Furthermore, phase modulation apparatus 20 has: phase detector 32 that performs phase detection with respect to the phase modulation signal outputted from low pass filter 24; comparator 33 that compares the detected signal with the baseband phase modulation signal and outputs the difference; and variable gain amplifier 34 that controls the gain of the baseband phase modulation signal based on the output of comparator 33 and supplies the gain-controlled baseband phase modulation signal to voltage controlled oscillator 21 in later stage of loop filter 28. In actuality, the baseband phase modulation signal subjected to gain control in variable gain amplifier 34 is added to the output of loop filter 28 in adder 31 and the result is supplied to voltage controlled oscillator 21.
Thus, in the above configuration, when a compassion result is obtained in comparator 33 that the signal level of the phase modulation signal is greater than the signal level of the phase detection signal, variable gain amplifier 34 increases the gain according to the difference value. If, in comparator 33, a comparison result is obtained that the signal level of the phase modulation signal is lower than the signal level of the phase detection signal, variable gain amplifier 34 lowers the gain according to the difference value.
As a result, phase modulation apparatus 20 makes it possible to adjust the modulation level automatically even when the modulation sensitivity of voltage controlled oscillator 21 varies.

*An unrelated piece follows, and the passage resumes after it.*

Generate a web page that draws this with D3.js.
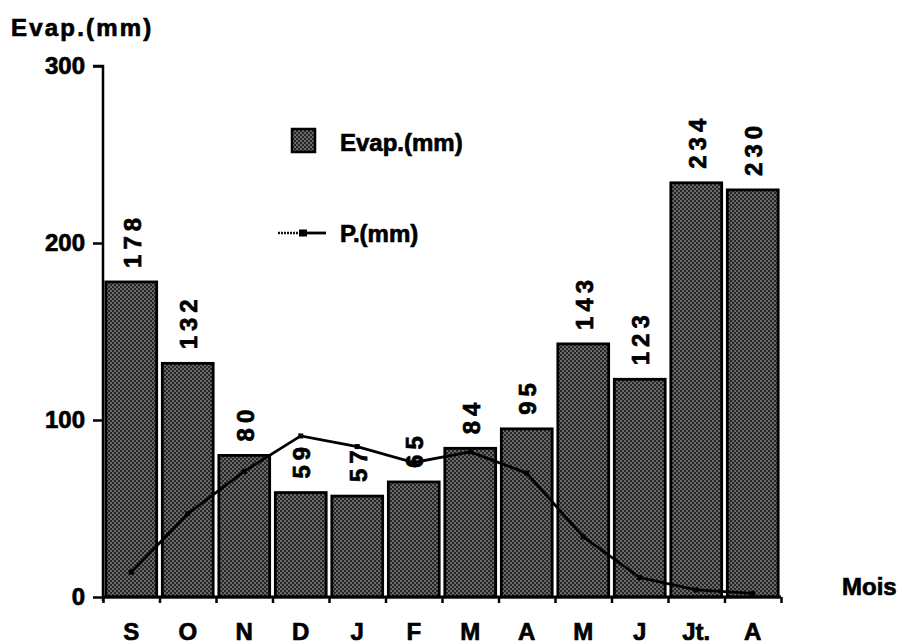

However, to achieve good modulation accuracy characteristics in phase modulation apparatus 20 having the configuration of FIG. 5, the resolution of DDS 30 needs to be set high. However, increasing the resolution requires high speed clock, which gives a rise to another problem of increased power consumption.
In addition, the tradeoff with power consumption and the maximum operation frequency of the circuit set further limitations to increasing the clock, and so, in reality, the DDS output frequency cannot be heightened much. As a result, the PLL bandwidth needs to be made narrow, which gives a rise to yet another problem of increased PLL lock up time.